**Stated exercise**. Leave out the pictures and retype only the lines from the opening line to the line that holds "120 milhões –", both ends included.

• • • • •

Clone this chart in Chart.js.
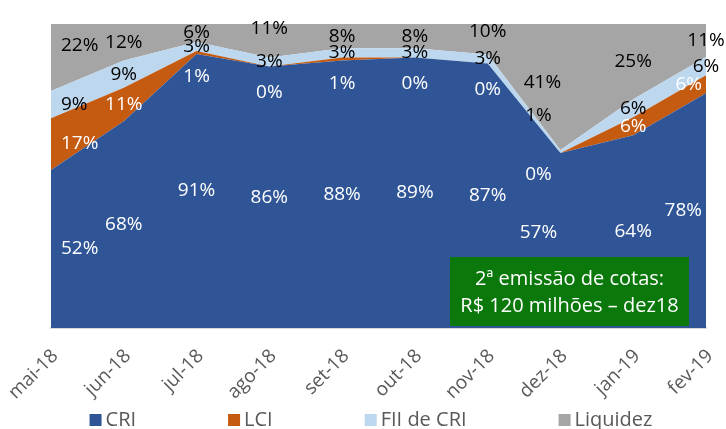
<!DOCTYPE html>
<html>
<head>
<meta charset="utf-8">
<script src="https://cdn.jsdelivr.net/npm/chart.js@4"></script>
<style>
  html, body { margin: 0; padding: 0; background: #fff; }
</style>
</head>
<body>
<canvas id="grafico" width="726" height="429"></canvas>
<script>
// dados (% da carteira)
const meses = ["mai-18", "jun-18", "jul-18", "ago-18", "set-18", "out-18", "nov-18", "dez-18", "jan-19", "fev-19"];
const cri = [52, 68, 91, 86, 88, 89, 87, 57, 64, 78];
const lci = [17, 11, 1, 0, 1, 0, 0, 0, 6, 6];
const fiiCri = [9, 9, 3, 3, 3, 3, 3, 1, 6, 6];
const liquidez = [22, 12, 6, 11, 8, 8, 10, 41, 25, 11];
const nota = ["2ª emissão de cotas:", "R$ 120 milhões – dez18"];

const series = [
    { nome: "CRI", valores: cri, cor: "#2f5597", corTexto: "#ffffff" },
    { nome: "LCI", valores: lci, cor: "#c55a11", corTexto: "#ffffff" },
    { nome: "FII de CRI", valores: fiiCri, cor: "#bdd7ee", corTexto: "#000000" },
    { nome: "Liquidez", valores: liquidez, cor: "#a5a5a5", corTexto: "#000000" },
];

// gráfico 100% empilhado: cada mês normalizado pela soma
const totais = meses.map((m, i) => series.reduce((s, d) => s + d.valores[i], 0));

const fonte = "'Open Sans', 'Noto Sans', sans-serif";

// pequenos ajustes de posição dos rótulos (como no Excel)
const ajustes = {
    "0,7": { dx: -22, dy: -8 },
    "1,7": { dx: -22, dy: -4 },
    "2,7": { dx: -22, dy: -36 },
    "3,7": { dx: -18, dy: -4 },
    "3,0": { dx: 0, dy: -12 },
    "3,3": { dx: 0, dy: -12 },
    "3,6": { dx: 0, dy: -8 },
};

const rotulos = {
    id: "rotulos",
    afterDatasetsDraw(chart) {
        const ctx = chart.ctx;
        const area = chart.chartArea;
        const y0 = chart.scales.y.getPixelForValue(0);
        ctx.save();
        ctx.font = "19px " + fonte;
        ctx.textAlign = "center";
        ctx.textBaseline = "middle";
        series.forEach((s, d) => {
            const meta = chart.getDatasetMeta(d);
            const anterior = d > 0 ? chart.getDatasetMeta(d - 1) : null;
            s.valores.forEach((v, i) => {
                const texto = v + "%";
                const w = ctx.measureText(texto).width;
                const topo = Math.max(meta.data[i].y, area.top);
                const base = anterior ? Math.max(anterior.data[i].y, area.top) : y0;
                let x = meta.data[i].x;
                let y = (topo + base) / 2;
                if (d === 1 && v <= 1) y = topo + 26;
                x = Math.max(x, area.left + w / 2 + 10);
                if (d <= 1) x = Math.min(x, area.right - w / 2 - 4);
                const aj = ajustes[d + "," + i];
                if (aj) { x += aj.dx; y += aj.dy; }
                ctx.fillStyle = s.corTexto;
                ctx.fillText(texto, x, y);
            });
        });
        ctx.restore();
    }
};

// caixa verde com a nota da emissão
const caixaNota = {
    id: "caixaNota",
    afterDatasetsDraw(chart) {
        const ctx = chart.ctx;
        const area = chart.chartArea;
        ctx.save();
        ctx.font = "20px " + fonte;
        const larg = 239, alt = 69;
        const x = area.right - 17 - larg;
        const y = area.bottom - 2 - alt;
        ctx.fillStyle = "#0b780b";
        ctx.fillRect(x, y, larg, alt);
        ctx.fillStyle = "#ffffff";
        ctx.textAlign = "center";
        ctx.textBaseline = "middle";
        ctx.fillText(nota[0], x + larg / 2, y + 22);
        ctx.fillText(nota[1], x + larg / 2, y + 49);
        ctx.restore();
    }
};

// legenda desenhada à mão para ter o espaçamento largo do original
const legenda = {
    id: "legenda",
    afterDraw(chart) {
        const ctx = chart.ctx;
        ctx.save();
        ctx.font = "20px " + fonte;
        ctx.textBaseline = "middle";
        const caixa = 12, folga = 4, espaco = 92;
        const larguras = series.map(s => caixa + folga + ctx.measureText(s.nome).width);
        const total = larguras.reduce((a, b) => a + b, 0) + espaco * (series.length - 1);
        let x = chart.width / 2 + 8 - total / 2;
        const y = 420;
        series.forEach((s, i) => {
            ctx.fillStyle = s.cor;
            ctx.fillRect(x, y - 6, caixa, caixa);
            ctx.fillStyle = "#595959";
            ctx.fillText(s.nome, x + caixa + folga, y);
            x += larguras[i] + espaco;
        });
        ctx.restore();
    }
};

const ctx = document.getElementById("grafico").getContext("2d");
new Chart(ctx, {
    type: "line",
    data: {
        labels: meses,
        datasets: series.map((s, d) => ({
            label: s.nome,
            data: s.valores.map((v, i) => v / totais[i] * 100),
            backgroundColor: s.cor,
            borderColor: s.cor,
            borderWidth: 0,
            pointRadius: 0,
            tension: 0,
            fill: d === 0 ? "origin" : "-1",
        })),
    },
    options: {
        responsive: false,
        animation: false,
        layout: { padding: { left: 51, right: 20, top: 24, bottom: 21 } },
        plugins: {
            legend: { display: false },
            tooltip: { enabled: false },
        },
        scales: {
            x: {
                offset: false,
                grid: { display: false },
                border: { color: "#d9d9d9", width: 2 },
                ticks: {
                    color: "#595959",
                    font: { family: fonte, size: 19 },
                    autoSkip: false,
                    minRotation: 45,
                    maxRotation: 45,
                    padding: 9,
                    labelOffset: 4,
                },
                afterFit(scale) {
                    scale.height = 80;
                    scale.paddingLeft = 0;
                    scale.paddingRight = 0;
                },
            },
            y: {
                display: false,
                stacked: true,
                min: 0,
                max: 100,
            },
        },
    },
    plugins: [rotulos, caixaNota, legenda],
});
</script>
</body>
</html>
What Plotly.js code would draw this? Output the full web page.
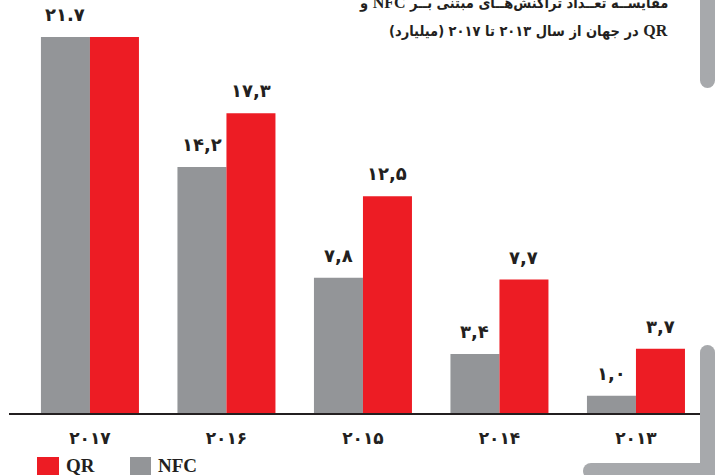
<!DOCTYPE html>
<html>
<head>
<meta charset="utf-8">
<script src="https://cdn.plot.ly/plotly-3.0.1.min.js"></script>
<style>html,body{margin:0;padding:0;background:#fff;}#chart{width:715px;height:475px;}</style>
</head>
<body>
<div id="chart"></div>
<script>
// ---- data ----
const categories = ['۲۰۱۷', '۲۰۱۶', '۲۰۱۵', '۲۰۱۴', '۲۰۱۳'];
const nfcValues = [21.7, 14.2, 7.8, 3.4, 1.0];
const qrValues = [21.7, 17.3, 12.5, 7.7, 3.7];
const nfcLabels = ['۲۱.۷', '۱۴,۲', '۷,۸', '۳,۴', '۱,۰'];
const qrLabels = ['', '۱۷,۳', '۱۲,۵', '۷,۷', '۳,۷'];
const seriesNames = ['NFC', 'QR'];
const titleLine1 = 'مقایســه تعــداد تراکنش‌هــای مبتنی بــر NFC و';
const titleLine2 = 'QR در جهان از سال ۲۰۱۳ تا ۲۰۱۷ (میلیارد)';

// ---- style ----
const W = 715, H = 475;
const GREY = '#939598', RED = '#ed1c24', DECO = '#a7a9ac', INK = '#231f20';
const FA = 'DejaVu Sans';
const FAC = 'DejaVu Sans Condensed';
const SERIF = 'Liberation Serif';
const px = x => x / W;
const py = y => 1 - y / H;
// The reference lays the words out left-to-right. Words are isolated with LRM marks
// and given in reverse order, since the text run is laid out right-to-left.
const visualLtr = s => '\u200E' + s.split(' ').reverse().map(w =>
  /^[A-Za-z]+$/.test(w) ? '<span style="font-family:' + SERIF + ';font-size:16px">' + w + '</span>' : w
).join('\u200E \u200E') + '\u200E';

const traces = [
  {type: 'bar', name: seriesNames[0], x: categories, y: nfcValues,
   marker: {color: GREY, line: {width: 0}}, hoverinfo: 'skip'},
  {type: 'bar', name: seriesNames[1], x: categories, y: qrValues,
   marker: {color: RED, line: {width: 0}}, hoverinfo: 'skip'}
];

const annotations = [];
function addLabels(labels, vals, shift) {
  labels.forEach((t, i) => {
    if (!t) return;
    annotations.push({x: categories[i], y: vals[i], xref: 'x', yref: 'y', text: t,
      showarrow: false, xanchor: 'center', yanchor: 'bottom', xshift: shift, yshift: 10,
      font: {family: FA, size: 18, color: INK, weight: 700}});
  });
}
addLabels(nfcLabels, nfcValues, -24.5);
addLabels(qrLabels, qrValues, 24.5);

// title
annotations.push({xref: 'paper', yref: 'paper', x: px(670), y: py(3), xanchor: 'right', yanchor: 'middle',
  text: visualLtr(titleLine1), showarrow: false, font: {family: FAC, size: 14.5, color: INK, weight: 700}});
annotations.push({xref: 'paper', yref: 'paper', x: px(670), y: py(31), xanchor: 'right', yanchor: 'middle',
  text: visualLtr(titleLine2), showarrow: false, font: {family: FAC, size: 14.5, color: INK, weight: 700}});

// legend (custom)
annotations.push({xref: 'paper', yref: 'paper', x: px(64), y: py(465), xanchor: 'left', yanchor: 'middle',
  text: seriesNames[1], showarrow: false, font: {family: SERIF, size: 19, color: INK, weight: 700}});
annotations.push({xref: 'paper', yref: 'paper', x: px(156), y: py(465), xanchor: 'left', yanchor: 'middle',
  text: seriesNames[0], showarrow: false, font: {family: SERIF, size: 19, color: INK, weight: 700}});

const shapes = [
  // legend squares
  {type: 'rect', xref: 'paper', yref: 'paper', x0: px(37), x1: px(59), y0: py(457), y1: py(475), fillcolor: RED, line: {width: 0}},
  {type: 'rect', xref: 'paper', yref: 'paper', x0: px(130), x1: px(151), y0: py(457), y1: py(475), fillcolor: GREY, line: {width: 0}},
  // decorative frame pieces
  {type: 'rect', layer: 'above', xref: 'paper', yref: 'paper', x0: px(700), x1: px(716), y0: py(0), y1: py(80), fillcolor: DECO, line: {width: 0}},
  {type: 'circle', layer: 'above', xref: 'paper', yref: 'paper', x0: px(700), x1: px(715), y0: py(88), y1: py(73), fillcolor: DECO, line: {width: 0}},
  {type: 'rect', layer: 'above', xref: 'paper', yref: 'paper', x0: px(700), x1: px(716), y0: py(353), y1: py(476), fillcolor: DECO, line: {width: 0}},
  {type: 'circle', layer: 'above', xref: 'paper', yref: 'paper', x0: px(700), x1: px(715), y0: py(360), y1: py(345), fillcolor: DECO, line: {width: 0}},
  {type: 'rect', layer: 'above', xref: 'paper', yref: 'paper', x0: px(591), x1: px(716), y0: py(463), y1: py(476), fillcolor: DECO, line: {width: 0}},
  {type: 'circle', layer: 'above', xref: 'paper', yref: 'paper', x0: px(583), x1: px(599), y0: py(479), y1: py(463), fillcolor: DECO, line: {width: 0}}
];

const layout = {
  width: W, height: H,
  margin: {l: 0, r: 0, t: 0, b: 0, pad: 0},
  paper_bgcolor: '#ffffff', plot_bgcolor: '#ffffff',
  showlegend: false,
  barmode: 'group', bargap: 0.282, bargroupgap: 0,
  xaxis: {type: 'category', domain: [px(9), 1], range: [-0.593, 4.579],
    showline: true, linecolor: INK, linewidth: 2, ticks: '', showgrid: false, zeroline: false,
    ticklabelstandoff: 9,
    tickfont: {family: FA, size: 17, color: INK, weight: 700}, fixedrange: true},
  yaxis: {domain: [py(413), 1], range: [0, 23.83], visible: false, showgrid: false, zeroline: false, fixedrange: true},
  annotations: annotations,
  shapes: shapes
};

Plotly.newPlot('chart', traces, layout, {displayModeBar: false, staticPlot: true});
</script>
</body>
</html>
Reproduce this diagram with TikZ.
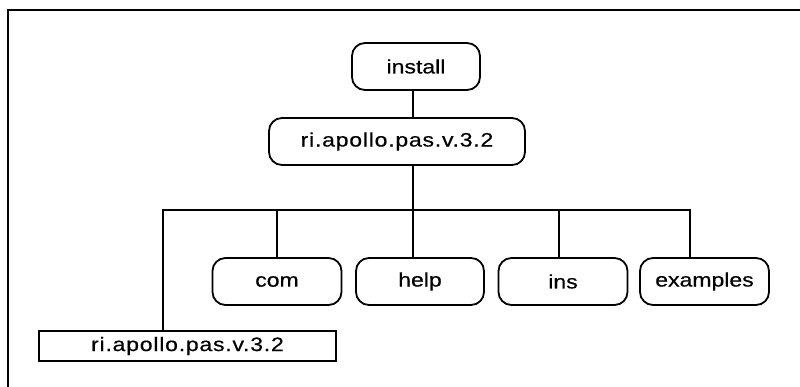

• • • • •

**Response below**.
Clone this chart in Chart.js.
<!DOCTYPE html>
<html>
<head>
<meta charset="utf-8">
<script src="https://cdn.jsdelivr.net/npm/chart.js@4"></script>
<style>
  html, body { margin: 0; padding: 0; background: #fff; }
</style>
</head>
<body>
<canvas id="grafico" width="726" height="429"></canvas>
<script>
// dados (% da carteira)
const meses = ["mai-18", "jun-18", "jul-18", "ago-18", "set-18", "out-18", "nov-18", "dez-18", "jan-19", "fev-19"];
const cri = [52, 68, 91, 86, 88, 89, 87, 57, 64, 78];
const lci = [17, 11, 1, 0, 1, 0, 0, 0, 6, 6];
const fiiCri = [9, 9, 3, 3, 3, 3, 3, 1, 6, 6];
const liquidez = [22, 12, 6, 11, 8, 8, 10, 41, 25, 11];
const nota = ["2ª emissão de cotas:", "R$ 120 milhões – dez18"];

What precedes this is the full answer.